Canadian-led research on a procedure to remove blood clots could be a game changer in stroke treatment.

Blood clots are characteristic of strokes, like the one that well-known technology expert Carmi Levy of Voices.com survived.

"It has fundamentally changed the way I live," he says. "It forces you to realize that everything you have can be taken away, just in an absolute instant."

An injury to his carotid artery in a biking accident produced clots that went into his brain.

"Once I kind of put two and two and two together - paralysis on the right side, non-verbal - I knew instantaneously I was having a stroke."

And while his case is rare, strokes are not. Every 10 minutes one person in Canada has a stroke.

While advances in medical technology mean fewer people are dying, the troubling fact remains a growing number of younger Canadians are experiencing the condition.

But new Canadian research is offering hope through a new clot retrieval process called endovascular treatment.

London was one of 22 test sites for the procedure under the direction of neurologist Dr.
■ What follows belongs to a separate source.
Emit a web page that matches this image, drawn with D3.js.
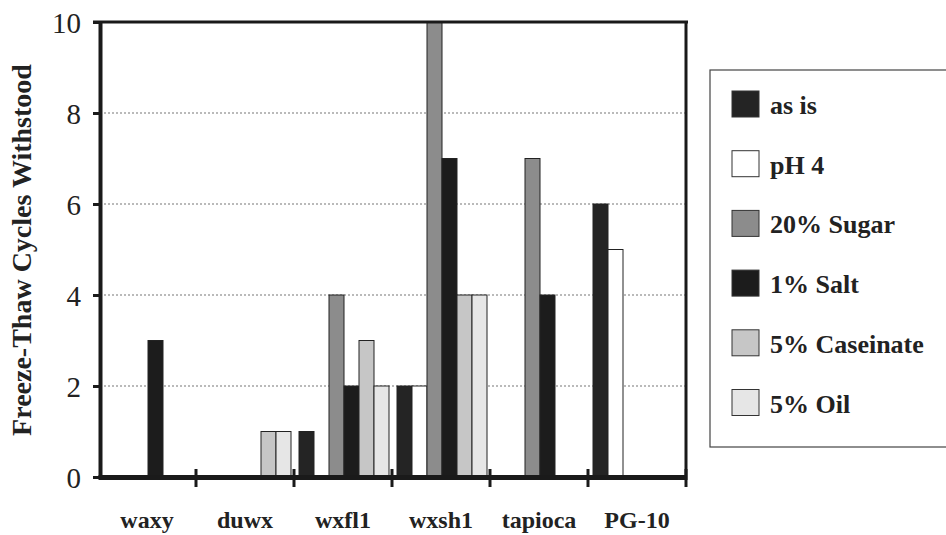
<!DOCTYPE html>
<html>
<head>
<meta charset="utf-8">
<script src="https://cdn.jsdelivr.net/npm/d3@7"></script>
<style>
  body { margin: 0; background: #fff; }
  svg { display: block; }
</style>
</head>
<body>
<div id="chart"></div>
<script>
"use strict";

var categories = ["waxy", "duwx", "wxfl1", "wxsh1", "tapioca", "PG-10"];
var seriesNames = ["as is", "pH 4", "20% Sugar", "1% Salt", "5% Caseinate", "5% Oil"];
var seriesColors = ["#242424", "#ffffff", "#8c8c8c", "#1c1c1c", "#c6c6c6", "#e6e6e6"];
// one array per series, ordered like categories
var asIs      = [0, 0, 1, 2, 0, 6];
var pH4       = [0, 0, 0, 2, 0, 5];
var sugar     = [0, 0, 4, 10, 7, 0];
var salt      = [3, 0, 2, 7, 4, 0];
var caseinate = [0, 1, 3, 4, 0, 0];
var oil       = [0, 1, 2, 4, 0, 0];
var yTicks = [0, 2, 4, 6, 8, 10];

var seriesValues = [asIs, pH4, sugar, salt, caseinate, oil];

var width = 946, height = 535;
var serif = "'Liberation Serif', 'Times New Roman', 'DejaVu Serif', serif";

var svg = d3.select("#chart").append("svg")
	.attr("width", width)
	.attr("height", height);

var x0 = d3.scaleBand().domain(categories).range([98, 686]);
var x1 = d3.scaleBand().domain(seriesNames).range([5, x0.bandwidth() - 3]);
var y = d3.scaleLinear().domain([0, 10]).range([477, 22]);

// grid lines
svg.append("g")
	.selectAll("line")
	.data(yTicks.filter(function(d) { return d > 0 && d < 10; }))
	.enter().append("line")
	.attr("x1", 100).attr("x2", 686)
	.attr("y1", function(d) { return y(d); })
	.attr("y2", function(d) { return y(d); })
	.attr("stroke", "#777")
	.attr("stroke-width", 1.2)
	.attr("stroke-dasharray", "2,2");

// bars
var rows = [];
categories.forEach(function(c, ci) {
	seriesNames.forEach(function(s, si) {
		rows.push({cat: c, series: s, si: si, value: seriesValues[si][ci]});
	});
});

svg.append("g")
	.selectAll("rect")
	.data(rows.filter(function(d) { return d.value > 0; }))
	.enter().append("rect")
	.attr("x", function(d) { return x0(d.cat) + x1(d.series); })
	.attr("y", function(d) { return y(d.value); })
	.attr("width", x1.bandwidth())
	.attr("height", function(d) { return y(0) - y(d.value); })
	.attr("fill", function(d) { return seriesColors[d.si]; })
	.attr("stroke", "#222")
	.attr("stroke-width", 1);

// frame top / right
svg.append("line").attr("x1", 93).attr("x2", 688).attr("y1", 22).attr("y2", 22)
	.attr("stroke", "#1a1a1a").attr("stroke-width", 3);
svg.append("line").attr("x1", 686).attr("x2", 686).attr("y1", 22).attr("y2", 480)
	.attr("stroke", "#1a1a1a").attr("stroke-width", 3);

// y axis
var yAxis = svg.append("g")
	.attr("transform", "translate(100,0)")
	.call(d3.axisLeft(y).tickValues(yTicks).tickSize(7).tickPadding(12).tickSizeOuter(0));
yAxis.select(".domain").attr("stroke", "#1a1a1a").attr("stroke-width", 4);
yAxis.selectAll(".tick line").attr("stroke", "#1a1a1a").attr("stroke-width", 3);
yAxis.selectAll(".tick text")
	.attr("font-family", serif)
	.attr("font-size", 29)
	.attr("fill", "#222")
	.attr("dy", "0.35em");

// x axis
var xAxis = svg.append("g")
	.attr("transform", "translate(0,477)")
	.call(d3.axisBottom(x0).tickSize(0).tickPadding(34));
xAxis.select(".domain").attr("stroke", "#1a1a1a").attr("stroke-width", 5);
xAxis.selectAll(".tick text")
	.attr("font-family", serif)
	.attr("font-size", 24)
	.attr("font-weight", "bold")
	.attr("fill", "#222");

// category boundary ticks
svg.append("g")
	.selectAll("line")
	.data(categories.slice(1).concat(["end"]))
	.enter().append("line")
	.attr("x1", function(d) { return d === "end" ? 686 : x0(d); })
	.attr("x2", function(d) { return d === "end" ? 686 : x0(d); })
	.attr("y1", 469).attr("y2", 487)
	.attr("stroke", "#1a1a1a").attr("stroke-width", 3);

// y title
svg.append("text")
	.attr("transform", "translate(31,250) rotate(-90)")
	.attr("text-anchor", "middle")
	.attr("font-family", serif)
	.attr("font-size", 28)
	.attr("font-weight", "bold")
	.attr("fill", "#222")
	.text("Freeze-Thaw Cycles Withstood");

// legend
var legendG = svg.append("g");
legendG.append("rect")
	.attr("x", 710).attr("y", 70)
	.attr("width", 260).attr("height", 377)
	.attr("fill", "none")
	.attr("stroke", "#444").attr("stroke-width", 1.2);

var legend = legendG.selectAll(".legend")
	.data(seriesNames)
	.enter().append("g")
	.attr("class", "legend")
	.attr("transform", function(d, i) { return "translate(732," + (91 + i * 59.7) + ")"; });

legend.append("rect")
	.attr("width", 27).attr("height", 26)
	.attr("fill", function(d, i) { return seriesColors[i]; })
	.attr("stroke", "#333").attr("stroke-width", 1);
legend.append("text")
	.attr("x", 38).attr("y", 23)
	.attr("font-family", serif)
	.attr("font-size", 26)
	.attr("font-weight", "bold")
	.attr("fill", "#222")
	.text(function(d) { return d; });
</script>
</body>
</html>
Jennifer Mandzia.

She says, "85 per cent of patients who have a stroke are the blockage type, within that that's about 30 per cent that have a clot in the artery that we could go in and retrieve that clot."

With the procedure, positive outcomes increased from 30 per cent to 50 per cent.

The mortality rate dropped from two in 10 patients receiving standard therapy to one in 10 - a 50 per cent reduction with endovascular treatment.

"I believe it is a game changer. This was a study, so we have to replicate this in real life, but I think it's one of the biggest advances we've had in stroke care in the last 20 years," Mandzia says.

Levy is now in good health and sharing his story, and his gratitude for advances in stroke technology.

"I can't say enough that I'm living proof that technology makes a massive difference."